The California Department of Public Health announced today that Olivier brand Parmesan & Asiago Dip with Garlic & Basil was being recalled by Olivier Olive Oil Products, Inc. of Saint Helena, California, due to potential contamination with Clostridium botulinum, the bacterium that causes botulism.  The dip was distributed to Williams-Sonoma retail stores nationwide and to Olivier Napa Valley retail stores in Truckee and St. Helena, California. 

The product was distributed to William-Sonoma retail stores nationwide and to Olivier Napa Valley retail stores located in Truckee and St. Helena, California.

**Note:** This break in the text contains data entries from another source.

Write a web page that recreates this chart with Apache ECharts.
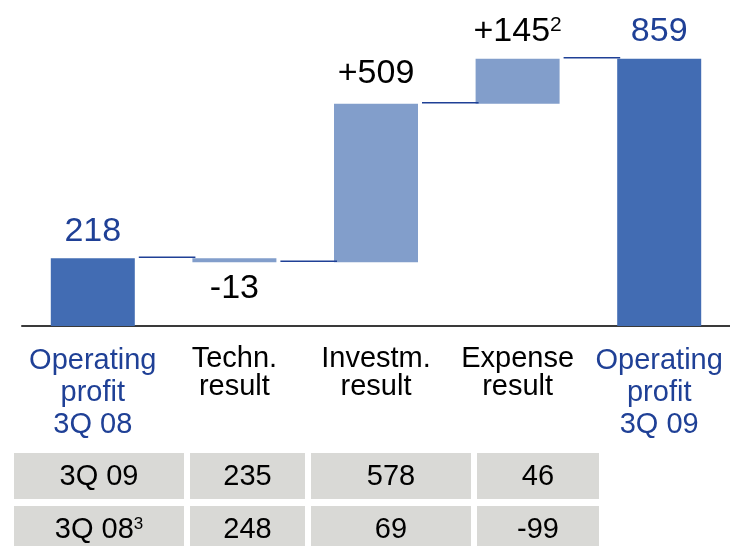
<!DOCTYPE html>
<html>
<head>
<meta charset="utf-8">
<script src="https://cdn.jsdelivr.net/npm/echarts@6/dist/echarts.min.js"></script>
<style>
  html, body { margin: 0; padding: 0; background: #fff; }
  #chart { width: 730px; height: 546px; }
</style>
</head>
<body>
<div id="chart"></div>
<script>
// waterfall data
const categories = ['Operating\nprofit\n3Q 08', 'Techn.\nresult', 'Investm.\nresult', 'Expense\nresult', 'Operating\nprofit\n3Q 09']
const startValue = 218
const deltas = [-13, 509, 145]
const deltaNotes = ['', '', '2']
const endValue = 859

// table below the chart
const tableRows = ['3Q 09', '3Q 08']
const rowNotes = ['', '3']
const row3Q09 = [235, 578, 46]
const row3Q08 = [248, 69, -99]

const FONT = 'Liberation Sans, Arial, sans-serif'
const DARK = '#426CB3'
const LIGHT = '#829ECB'
const BLUE_TXT = '#1F4096'
const BAR_W = 84
const COL_W = [170, 115, 160, 122]
const COL_GAP = 6
const TABLE_TOP = 453
const ROW_PITCH = 53
const CELL_H = 46

// build stacked (invisible base + visible part) from the deltas
const base = [0]
const shown = [startValue]
const levels = [startValue]
let level = startValue
deltas.forEach(d => {
  base.push(d < 0 ? level + d : level)
  shown.push(Math.abs(d))
  level += d
  levels.push(level)
})
base.push(0)
shown.push(endValue)

const shownData = shown.map((v, i) => {
  const isTotal = i === 0 || i === shown.length - 1
  if (isTotal) {
    return {
      value: v,
      itemStyle: { color: DARK },
      label: { show: true, position: 'top', distance: 10, formatter: '{t|' + v + '}' }
    }
  }
  const d = deltas[i - 1]
  const note = deltaNotes[i - 1]
  const txt = '{m|' + (d > 0 ? '+' : '') + d + '}' + (note ? '{s|' + note + '}' : '')
  return {
    value: v,
    itemStyle: { color: LIGHT },
    label: {
      show: true,
      position: d < 0 ? 'bottom' : 'top',
      distance: d < 0 ? 9 : (i === 2 ? 13 : 10),
      formatter: txt
    }
  }
})

const tableData = []
const tableValues = [row3Q09, row3Q08]
tableRows.forEach((r, ri) => {
  tableData.push([0, ri])
  tableValues[ri].forEach((v, ci) => tableData.push([ci + 1, ri]))
})

const chart = echarts.init(document.getElementById('chart'))

const option = {
  animation: false,
  textStyle: { fontFamily: FONT },
  grid: [
    { left: 22, right: -3, top: 46, bottom: 220 },
    { left: 14, width: 585, top: TABLE_TOP, bottom: 0 }
  ],
  xAxis: [
    {
      type: 'category',
      data: categories,
      gridIndex: 0,
      axisTick: { show: false },
      axisLine: { lineStyle: { color: '#3a3a3a', width: 2 } },
      axisLabel: {
        interval: 0,
        margin: 19,
        formatter: (val, idx) => {
          const tag = (idx === 0 || idx === categories.length - 1) ? 'b' : 'k'
          return val.split('\n').map(l => '{' + tag + '|' + l + '}').join('\n')
        },
        rich: {
          b: { fontSize: 29, lineHeight: 32, color: BLUE_TXT, fontFamily: FONT },
          k: { fontSize: 29, lineHeight: 28, color: '#000', fontFamily: FONT }
        }
      }
    },
    { type: 'value', gridIndex: 1, min: 0, max: 585, show: false }
  ],
  yAxis: [
    { type: 'value', gridIndex: 0, min: 0, max: 900, show: false, splitLine: { show: false } },
    // row units: row r spans r..r+1
    { type: 'value', gridIndex: 1, min: 0, max: (546 - TABLE_TOP) / ROW_PITCH, inverse: true, show: false, splitLine: { show: false } }
  ],
  series: [
    {
      type: 'bar',
      stack: 'wf',
      barWidth: BAR_W,
      silent: true,
      itemStyle: { color: 'transparent' },
      data: base
    },
    {
      type: 'bar',
      stack: 'wf',
      barWidth: BAR_W,
      data: shownData,
      label: {
        rich: {
          t: { fontSize: 34, color: BLUE_TXT, fontFamily: FONT },
          m: { fontSize: 34, color: '#000', fontFamily: FONT },
          s: { fontSize: 21, color: '#000', fontFamily: FONT, verticalAlign: 'top' }
        }
      }
    },
    {
      // connector lines between bars
      type: 'custom',
      silent: true,
      data: levels.map((v, i) => [i, v]),
      renderItem: (params, api) => {
        const i = api.value(0)
        const v = api.value(1)
        const p0 = api.coord([i, v])
        const p1 = api.coord([i + 1, v])
        return {
          type: 'line',
          shape: { x1: p0[0] + BAR_W / 2 + 4, y1: p0[1] - 1, x2: p1[0] - BAR_W / 2 + 3, y2: p0[1] - 1 },
          style: { stroke: BLUE_TXT, lineWidth: 1.5 }
        }
      },
      z: 3
    },
    {
      // table cells
      type: 'custom',
      xAxisIndex: 1,
      yAxisIndex: 1,
      silent: true,
      clip: false,
      data: tableData,
      renderItem: (params, api) => {
        const c = api.value(0)
        const r = api.value(1)
        let x0 = 0
        for (let k = 0; k < c; k++) x0 += COL_W[k] + COL_GAP
        const p0 = api.coord([x0, r])
        const p1 = api.coord([x0 + COL_W[c], r + CELL_H / ROW_PITCH])
        const top = p0[1]
        const h = p1[1] - p0[1]
        let text
        if (c === 0) {
          text = '{m|' + tableRows[r] + '}' + (rowNotes[r] ? '{s|' + rowNotes[r] + '}' : '')
        } else {
          text = '{m|' + tableValues[r][c - 1] + '}'
        }
        return {
          type: 'group',
          children: [
            { type: 'rect', shape: { x: p0[0], y: top, width: p1[0] - p0[0], height: h }, style: { fill: '#D9D9D6' } },
            {
              type: 'text',
              style: {
                x: (p0[0] + p1[0]) / 2,
                y: top + h / 2 + 1,
                text: text,
                align: 'center',
                verticalAlign: 'middle',
                rich: {
                  m: { fontSize: 29, fill: '#000', fontFamily: FONT },
                  s: { fontSize: 17, fill: '#000', fontFamily: FONT, verticalAlign: 'top' }
                }
              }
            }
          ]
        }
      }
    }
  ]
}

chart.setOption(option)
</script>
</body>
</html>
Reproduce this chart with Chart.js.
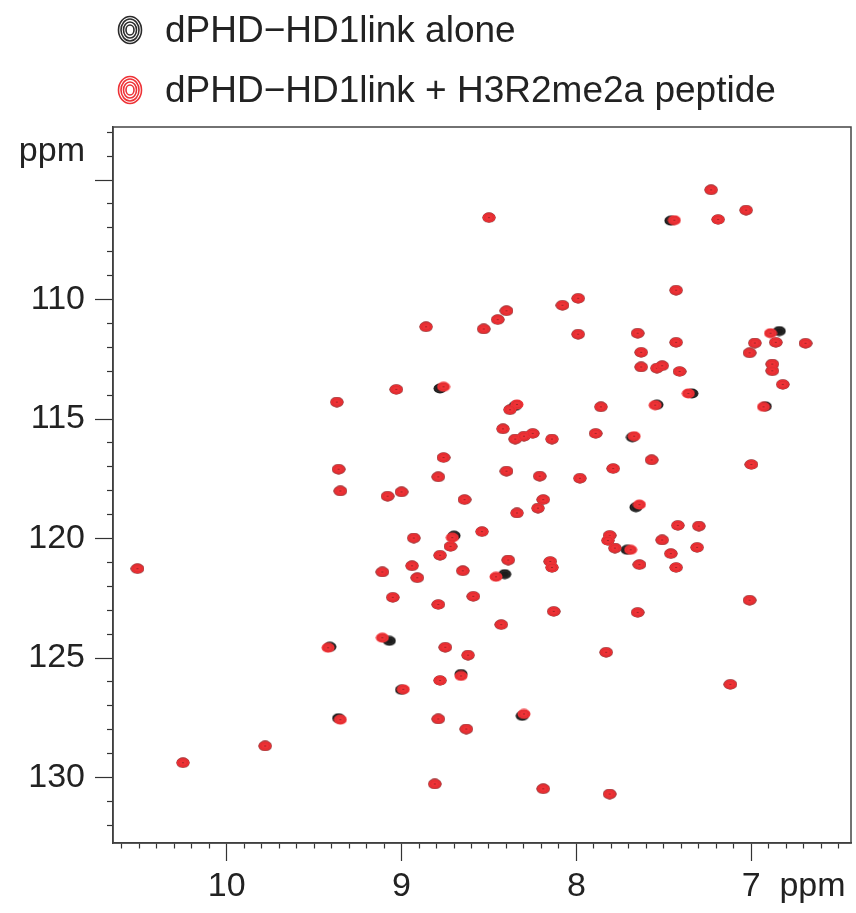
<!DOCTYPE html>
<html>
<head>
<meta charset="utf-8">
<script src="https://cdn.jsdelivr.net/npm/chart.js@4.4.0/dist/chart.umd.min.js"></script>
<style>
  html, body { margin: 0; padding: 0; background: #fff; }
  #wrap { position: relative; width: 856px; height: 913px; }
  #legend { position: absolute; left: 0; top: 0; font-family: "Liberation Sans", Arial, Helvetica, sans-serif; font-size: 37px; color: #222; }
  .legend-item { position: absolute; left: 116px; height: 42px; white-space: nowrap; display: flex; align-items: center; }
  .legend-item canvas { margin-right: 21px; }
</style>
</head>
<body>
<div id="wrap">
  <canvas id="hsqc" width="856" height="913"></canvas>
  <div id="legend"></div>
</div>
<script>
// 1H (x) and 15N (y) shifts, ppm -- peptide bound (red)
const boundH = [
  7.23, 7.03, 8.50, 7.44, 7.19, 7.43, 7.99, 8.08, 8.40, 8.45,
  8.53, 8.86, 7.99, 7.65, 7.43, 7.63, 6.98, 6.89, 6.86, 6.69,
  7.01, 6.88, 6.88, 7.63, 7.54, 7.51, 7.41, 6.82, 7.36, 9.03,
  8.76, 9.37, 8.34, 8.38, 7.86, 7.55, 6.93, 8.42, 8.35, 8.30,
  8.25, 8.14, 7.89, 7.67, 8.76, 9.36, 8.79, 7.57, 7.79, 7.00,
  8.40, 8.21, 7.98, 9.35, 9.08, 9.00, 8.64, 8.19, 8.22, 8.34,
  7.64, 8.93, 8.71, 8.72, 8.54, 8.78, 10.51, 9.11, 8.94, 8.91,
  8.65, 9.05, 8.79, 8.59, 7.42, 7.30, 7.81, 7.82, 7.78, 7.69,
  7.51, 7.46, 7.31, 8.39, 8.15, 8.14, 8.46, 7.64, 7.43, 8.13,
  7.65, 7.01, 8.43, 9.11, 9.42, 8.75, 8.62, 7.83, 8.66, 8.78,
  8.99, 7.12, 9.35, 8.79, 8.63, 8.30, 9.78, 10.25, 8.81, 8.19, 7.81
];
const boundN = [
  105.41, 106.26, 106.57, 106.68, 106.65, 109.61, 109.95, 110.24, 110.47, 110.84,
  111.23, 111.14, 111.45, 111.41, 111.79, 112.21, 111.82, 111.41, 111.79, 111.83,
  112.23, 112.70, 112.98, 112.82, 112.87, 112.77, 113.01, 113.55, 113.93, 113.76,
  113.65, 114.29, 114.39, 114.61, 114.49, 114.42, 114.49, 115.41, 115.84, 115.72,
  115.60, 115.84, 115.60, 115.72, 116.61, 117.10, 117.42, 116.71, 117.07, 116.90,
  117.18, 117.39, 117.48, 118.01, 118.23, 118.05, 118.37, 118.37, 118.73, 118.93,
  118.58, 119.98, 119.96, 120.33, 119.71, 120.70, 121.26, 121.40, 121.14, 121.64,
  121.35, 122.46, 122.76, 122.42, 119.45, 119.48, 119.87, 120.08, 120.40, 120.47,
  120.06, 120.63, 120.37, 120.90, 120.96, 121.21, 121.60, 121.09, 121.21, 123.05,
  123.09, 122.58, 123.60, 124.15, 124.57, 124.55, 124.88, 124.76, 125.75, 125.94,
  126.31, 126.10, 127.58, 127.55, 127.97, 127.34, 128.68, 129.38, 130.27, 130.47, 130.69
];

// free protein (black)
const aloneH = [
  7.23, 7.03, 8.50, 7.46, 7.19, 7.43, 7.99, 8.08, 8.40, 8.45,
  8.53, 8.86, 7.99, 7.65, 7.43, 7.63, 6.98, 6.84, 6.86, 6.69,
  7.01, 6.88, 6.88, 7.63, 7.54, 7.51, 7.41, 6.82, 7.34, 9.03,
  8.78, 9.37, 8.35, 8.38, 7.86, 7.54, 6.92, 8.42, 8.35, 8.30,
  8.25, 8.14, 7.89, 7.68, 8.76, 9.36, 8.79, 7.57, 7.79, 7.00,
  8.40, 8.21, 7.98, 9.35, 9.08, 9.00, 8.64, 8.19, 8.22, 8.34,
  7.66, 8.93, 8.70, 8.72, 8.54, 8.78, 10.51, 9.11, 8.94, 8.91,
  8.65, 9.05, 8.79, 8.59, 7.42, 7.30, 7.81, 7.82, 7.78, 7.71,
  7.51, 7.46, 7.31, 8.39, 8.15, 8.14, 8.41, 7.64, 7.43, 8.13,
  7.65, 7.01, 8.43, 9.07, 9.41, 8.75, 8.62, 7.83, 8.66, 8.78,
  9.00, 7.12, 9.36, 8.79, 8.63, 8.31, 9.78, 10.25, 8.81, 8.19, 7.81
];
const aloneN = [
  105.41, 106.26, 106.57, 106.70, 106.65, 109.61, 109.95, 110.24, 110.47, 110.84,
  111.23, 111.14, 111.45, 111.41, 111.79, 112.21, 111.82, 111.32, 111.79, 111.83,
  112.23, 112.70, 112.98, 112.82, 112.87, 112.77, 113.01, 113.55, 113.93, 113.76,
  113.72, 114.29, 114.45, 114.61, 114.49, 114.40, 114.47, 115.41, 115.84, 115.72,
  115.60, 115.84, 115.60, 115.76, 116.61, 117.10, 117.42, 116.71, 117.07, 116.90,
  117.18, 117.39, 117.48, 118.01, 118.23, 118.05, 118.37, 118.37, 118.73, 118.93,
  118.69, 119.98, 119.88, 120.33, 119.71, 120.70, 121.26, 121.40, 121.14, 121.64,
  121.35, 122.46, 122.76, 122.42, 119.45, 119.48, 119.87, 120.08, 120.40, 120.47,
  120.06, 120.63, 120.37, 120.90, 120.96, 121.21, 121.49, 121.09, 121.21, 123.05,
  123.09, 122.58, 123.60, 124.28, 124.53, 124.55, 124.88, 124.76, 125.67, 125.94,
  126.33, 126.10, 127.52, 127.55, 127.97, 127.42, 128.68, 129.38, 130.27, 130.47, 130.69
];

const seriesLabels = ['dPHD\u2212HD1link alone', 'dPHD\u2212HD1link + H3R2me2a peptide'];

// axis ticks
const xMajor = [10, 9, 8, 7];
const yLabelled = [110, 115, 120, 125, 130];
const yMajor = [105, 110, 115, 120, 125, 130];
const axisUnit = 'ppm';
const xUnitAt = 6.65;
const yUnitAt = 103.8;

const fontFamily = '"Liberation Sans", Arial, Helvetica, sans-serif';

function toPoints(xs, ys) {
    return xs.map((x, i) => ({ x: x, y: ys[i] }));
}

function isInt(v) {
    return Math.abs(v - Math.round(v)) < 1e-6;
}

// small contour-like blob used as the peak marker
function makePeak(fill, ring, dot) {
    const c = document.createElement('canvas');
    c.width = 14;
    c.height = 11;
    const g = c.getContext('2d');
    g.fillStyle = fill;
    g.beginPath();
    g.ellipse(7, 5.5, 6.5, 5, 0, 0, Math.PI * 2);
    g.fill();
    g.strokeStyle = ring;
    g.lineWidth = 0.6;
    g.beginPath();
    g.ellipse(7, 5.5, 4.3, 3.3, 0, 0, Math.PI * 2);
    g.stroke();
    if (dot) {
        g.fillStyle = dot;
        g.fillRect(6.5, 5, 1, 1);
    }
    return c;
}

function makeLegendIcon(color) {
    const c = document.createElement('canvas');
    c.width = 28;
    c.height = 32;
    const g = c.getContext('2d');
    g.strokeStyle = color;
    g.lineWidth = 1.6;
    [[11.5, 13.5], [9, 11], [6.5, 8], [4, 5]].forEach(r => {
        g.beginPath();
        g.ellipse(14, 16, r[0], r[1], 0, 0, Math.PI * 2);
        g.stroke();
    });
    return c;
}

// ticks every 0.1 ppm (1H) and 1 ppm (15N)
const xTicks = [];
for (let i = 65; i <= 106; i++) xTicks.push(i / 10);
xTicks.push(xUnitAt);
const yTicks = [];
for (let v = 103; v <= 132; v++) yTicks.push(v);
yTicks.push(yUnitAt);

const frame = {
    id: 'frame',
    afterDraw(chart) {
        const { ctx, chartArea: a } = chart;
        ctx.save();
        ctx.strokeStyle = '#444';
        ctx.lineWidth = 1.5;
        ctx.strokeRect(a.left, a.top, a.right - a.left, a.bottom - a.top);
        ctx.restore();
    }
};

const tickColor = (ctx, unitAt) => {
    if (!ctx.tick) return '#333';
    return Math.abs(ctx.tick.value - unitAt) < 1e-6 ? 'rgba(0,0,0,0)' : '#333';
};

new Chart(document.getElementById('hsqc'), {
    type: 'scatter',
    data: {
        datasets: [
            {
                label: seriesLabels[1],
                data: toPoints(boundH, boundN),
                pointStyle: makePeak('#EE3236', '#D42A2E', '#5a1a1a'),
                order: 0
            },
            {
                label: seriesLabels[0],
                data: toPoints(aloneH, aloneN),
                pointStyle: makePeak('#1c1c1c', '#3a3a3a', null),
                order: 1
            }
        ]
    },
    plugins: [frame],
    options: {
        responsive: false,
        animation: false,
        devicePixelRatio: 1,
        layout: { padding: { top: 127, right: 5, left: 0, bottom: 0 } },
        plugins: {
            legend: { display: false },
            tooltip: { enabled: false }
        },
        scales: {
            x: {
                type: 'linear',
                reverse: true,
                bounds: 'data',
                min: 6.43,
                max: 10.65,
                afterBuildTicks: (s) => { s.ticks = xTicks.map(v => ({ value: v })); },
                afterFit: (s) => { s.height = 70; },
                grid: {
                    display: true,
                    drawOnChartArea: false,
                    drawTicks: true,
                    tickLength: 18,
                    tickWidth: 1.2,
                    tickColor: (ctx) => tickColor(ctx, xUnitAt),
                    tickBorderDash: (ctx) => (ctx.tick && isInt(ctx.tick.value)) ? [] : [5, 13]
                },
                border: { display: true, color: '#333', width: 1.5 },
                ticks: {
                    autoSkip: false,
                    maxRotation: 0,
                    padding: 5,
                    color: '#222',
                    font: { family: fontFamily, size: 34 },
                    callback: (v) => {
                        if (Math.abs(v - xUnitAt) < 1e-6) return axisUnit;
                        return xMajor.some(m => Math.abs(m - v) < 1e-6) ? String(Math.round(v)) : '';
                    }
                }
            },
            y: {
                type: 'linear',
                reverse: true,
                bounds: 'data',
                min: 102.78,
                max: 132.74,
                afterBuildTicks: (s) => { s.ticks = yTicks.map(v => ({ value: v })); },
                afterFit: (s) => { s.width = 113; },
                grid: {
                    display: true,
                    drawOnChartArea: false,
                    drawTicks: true,
                    tickLength: 18,
                    tickWidth: 1.2,
                    tickColor: (ctx) => tickColor(ctx, yUnitAt),
                    tickBorderDash: (ctx) => (ctx.tick && yMajor.includes(ctx.tick.value)) ? [] : [6, 12],
                    tickBorderDashOffset: (ctx) => (ctx.tick && yMajor.includes(ctx.tick.value)) ? 0 : 6
                },
                border: { display: true, color: '#333', width: 1.5 },
                ticks: {
                    autoSkip: false,
                    padding: 10,
                    color: '#222',
                    font: { family: fontFamily, size: 34 },
                    callback: (v) => {
                        if (Math.abs(v - yUnitAt) < 1e-6) return axisUnit;
                        return yLabelled.includes(v) ? String(v) : '';
                    }
                }
            }
        }
    }
});

// legend, drawn as html like the rest of the page text
const legend = document.getElementById('legend');
const legendColors = ['#2a2a2a', '#EE3236'];
const legendTops = [9, 69];
seriesLabels.forEach((text, i) => {
    const item = document.createElement('div');
    item.className = 'legend-item';
    item.style.top = legendTops[i] + 'px';
    item.appendChild(makeLegendIcon(legendColors[i]));
    const span = document.createElement('span');
    span.textContent = text;
    item.appendChild(span);
    legend.appendChild(item);
});
</script>
</body>
</html>
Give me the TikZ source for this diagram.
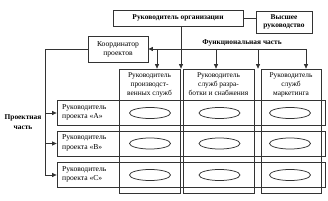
\documentclass[tikz,border=0pt]{standalone}
\usepackage{fontspec}
\setmainfont{Liberation Serif}
\usetikzlibrary{arrows.meta,positioning,shapes.geometric}
\definecolor{inkgray}{HTML}{333333}
\tikzset{
  box/.style={draw=inkgray,line width=.75pt,inner sep=1pt,align=center,fill=none},
  headbox/.style={box,font=\fontsize{7.4}{8.4}\selectfont\bfseries},
  plainbox/.style={box,font=\fontsize{7.6}{9}\selectfont},
  colbox/.style={draw=inkgray,line width=.75pt,minimum height=124pt},
  rowbox/.style={draw=inkgray,line width=.75pt,minimum width=268pt,minimum height=25pt},
  celloval/.style={draw=inkgray,line width=.75pt,ellipse,minimum width=41pt,minimum height=11pt,inner sep=0pt},
  coltext/.style={anchor=north,align=center,inner sep=0pt,font=\fontsize{7.4}{9.2}\selectfont},
  rowtext/.style={anchor=west,align=left,inner sep=0pt,font=\fontsize{7.6}{9.6}\selectfont},
  parttext/.style={align=center,inner sep=0pt,font=\fontsize{7.4}{9.4}\selectfont\bfseries},
  link/.style={draw=inkgray,line width=.75pt},
  arrow/.style={link,-{Triangle[length=4.5pt,width=4pt]}}
}
\begin{document}
\begin{tikzpicture}[x=1pt,y=-1pt]
  \useasboundingbox (0,0) rectangle (328,200);
  % top level
  \node[headbox,minimum width=130pt,minimum height=16pt] (org) at (178,18) {Руководитель организации};
  \node[headbox,minimum width=56pt,minimum height=22pt] (high) at (284,22) {Высшее\\руководство};
  \node[plainbox,minimum width=60pt,minimum height=26pt] (coord) at (118,49) {Координатор\\проектов};

  % functional columns
  \node[colbox,minimum width=61pt] (col1) at (149.5,131) {};
  \node[colbox,minimum width=71pt] (col2) at (218.5,131) {};
  \node[colbox,minimum width=60pt] (col3) at (291,131) {};
  \node[coltext] (head1) at (149.5,72.5) {Руководитель\\производст-\\венных служб};
  \node[coltext] (head2) at (218.5,72.5) {Руководитель\\служб разра-\\ботки и снабжения};
  \node[coltext] (head3) at (291,72.5) {Руководитель\\служб\\маркетинга};

  % project rows
  \node[rowbox] (rowA) at (191,113) {};
  \node[rowbox] (rowB) at (191,143.5) {};
  \node[rowbox] (rowC) at (191,175) {};
  \node[rowtext] (nameA) at (62,112.5) {Руководитель\\проекта «А»};
  \node[rowtext] (nameB) at (62,143) {Руководитель\\проекта «В»};
  \node[rowtext] (nameC) at (62,174.5) {Руководитель\\проекта «С»};

  % cells
  \foreach \r/\y in {A/113,B/143.5,C/175}
    \foreach \c/\x in {1/150,2/219.5,3/290}
      \node[celloval] (cell\r\c) at (\x,\y) {};

  % labels
  \node[parttext] (funclabel) at (242,42.5) {Функциональная часть};
  \node[parttext] (projlabel) at (23,122) {Проектная\\часть};

  % connectors
  \coordinate (bus) at (306,49);
  \coordinate (orgtap) at (181,26);
  \coordinate (pj) at (45,49);
  \coordinate (tap1) at (157,49);
  \coordinate (tap2) at (216,49);
  \coordinate (tap3) at (258,49);
  \draw[link] (org.east) -- (org.east -| high.west);
  \draw[arrow] (orgtap) -- (orgtap |- col1.north);
  \draw[arrow] (bus) -- (coord.east);
  \foreach \t in {tap1,tap2,tap3,bus}
    \draw[arrow] (\t) -- (\t |- col1.north);
  \draw[link] (coord.west) -- (pj) -- (pj |- rowC.west);
  \draw[arrow] (pj |- rowA.west) -- (rowA.west);
  \draw[arrow] (pj |- rowB.west) -- (rowB.west);
  \draw[arrow] (pj |- rowC.west) -- (rowC.west);
\end{tikzpicture}
\end{document}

Dip recalled for BotulismThe lot codes on the jars of dip being recalled include:

• OPA 34171
• OPA 23471
• OAP 17271
• OAP 17671
• OAP 36061
• OAP 36161
• OPA 33961

Botulism is a rare but serious paralytic illness caused by a nerve toxin that is produced by the bacterium Clostridium botulinum. Clostridium botulinum is the name of a group of bacteria commonly found in soil. The bacteria are anaerobic, gram-positive, spore-forming rods that produce a potent neurotoxin. These rod-shaped organisms grow best in low oxygen conditions. The bacteria form spores that allow them to survive in a dormant state until exposed to conditions that can support their growth. The organism and its spores are widely distributed in nature. They occur in both cultivated and forest soils, bottom sediment of streams, lakes, and coastal waters, in the intestinal tracts of fish and mammals, and in the gills and viscera of crabs and other shellfish.

Foodborne botulism is a severe type of food poisoning caused by the ingestion of foods containing the potent neurotoxin formed during growth of the organism. The incidence of the disease is low, but the disease is of considerable concern because of its high mortality rate if not treated immediately and properly. Most of the 10 to 30 outbreaks that are reported annually in the United States are associated with inadequately processed, home-canned foods, but occasionally commercially produced foods are implicated as the source of outbreaks. Sausages, meat products, canned vegetables, and seafood products have been the most frequent vehicles for foodborne botulism.